Le prétexte fort léger d'« antisionisme » avancé pour présenter cette
documentation de ruisseau constitue une véritable insulte à l'intelligence
de tout individu raisonnable. Comme le fait observer Hillel Halkin :
Israël est l'État des Juifs, le sionisme est la conviction que les Juifs doivent
avoir un État. Calomnier Israël, c'est calomnier les Juifs. Souhaiter qu'il
n'ait jamais existé ou qu'il cesse d'exister, c'est souhaiter détruire les
Juifs
Le projet de détruire Israël demeure cependant une force essentielle
motivant les perspectives politiques de nombreux Arabes. Le principe de
base selon lequel Israël doit être rayé de la carte n'est pas seulement un
axiome religieux intégriste, il est partagé par la plupart des nationalistes
arabes et palestiniens, ainsi que par la majeure partie de la « rue arabe ».
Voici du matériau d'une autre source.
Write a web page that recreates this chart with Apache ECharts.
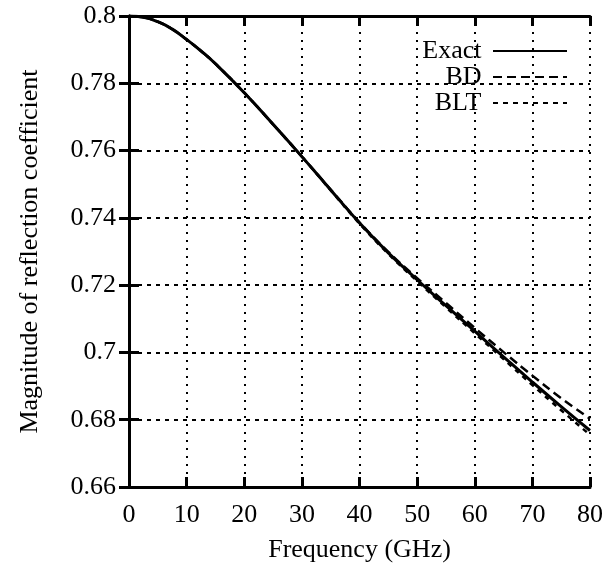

L'antisémitisme – ce puissant instrument d'incitation à la violence, de
terrorisme et de manipulation politique – s'est en fait intégré dans cette
culture arabo-musulmane de la haine
.
La persistance, l'intensité et la profondeur de cette haine ne doivent
cependant pas masquer le fait que, historiquement, l'antisémitisme est un
phénomène relativement nouveau dans la culture arabe et parmi les musulmans
en général. Dans le monde islamique traditionnel, il ne constituait pas
une force importante, encore qu'on puisse trouver dans le Coran et autres
sources islamiques anciennes certains germes des attitudes antijuives
contemporaines. En dépit de l'état extrêmement dégradé des relations
islamo-juives aujourd'hui, il faut rappeler que des moments de paix et
d'harmonie ont alterné avec des phases de conflit violent.